Default UI frame cadence is approximately 50 ms. Raw browser-side event history must be bounded by default.

Observer drop summary

Overflow is reported without blocking producers.

{
  "observe_schema_version": "1",
  "kind": "observer_drop_summary",
  "run_id": "run-20260507-001",
  "stream_id": "lane:main",
  "local_seq": 129,
  "display_seq": 2048,
  "severity": "warning",
  "exactness": "lossy",
  "dropped_event_count": 1842,
  "window_start_mono_ns": 120000000,
  "window_end_mono_ns": 170000000,
  "affected_kind": "channel_publish"
}

Assertion events

Live assertions use their own schema version and are emitted by collector/tooling only.

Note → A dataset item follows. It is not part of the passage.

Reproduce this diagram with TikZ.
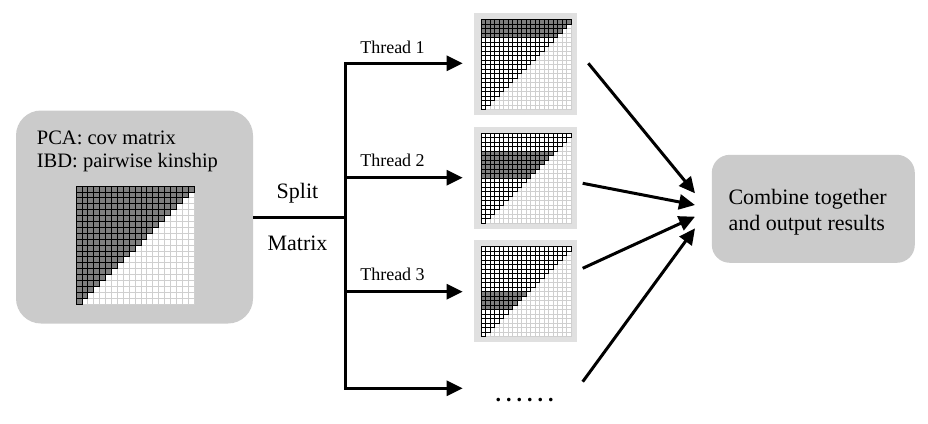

{"observe_schema_version":"1","kind":"assertion_registered","assertion_schema_version":"1","assertion_id":"no_channel_drops","exactness":"exact"}
{"observe_schema_version":"1","kind":"assertion_pass","assertion_schema_version":"1","assertion_id":"no_runtime_errors","exactness":"exact"}
{"observe_schema_version":"1","kind":"assertion_fail","assertion_schema_version":"1","assertion_id":"sink_receives_by_epoch_3","reason":"eventually condition not satisfied","exactness":"exact"}
{"observe_schema_version":"1","kind":"assertion_pending","assertion_schema_version":"1","assertion_id":"loop_converges","exactness":"exact"}

Payload preview metadata

Default observe output may include payload metadata only:

  • payload_type_id
  • payload_size_bytes
  • payload_sequence
  • payload_timestamp
  • optional bounded hash

Payload body preview requires debug, explicit component/channel filters, and a hard byte limit. Preview must not extend payload ownership or require deep copies.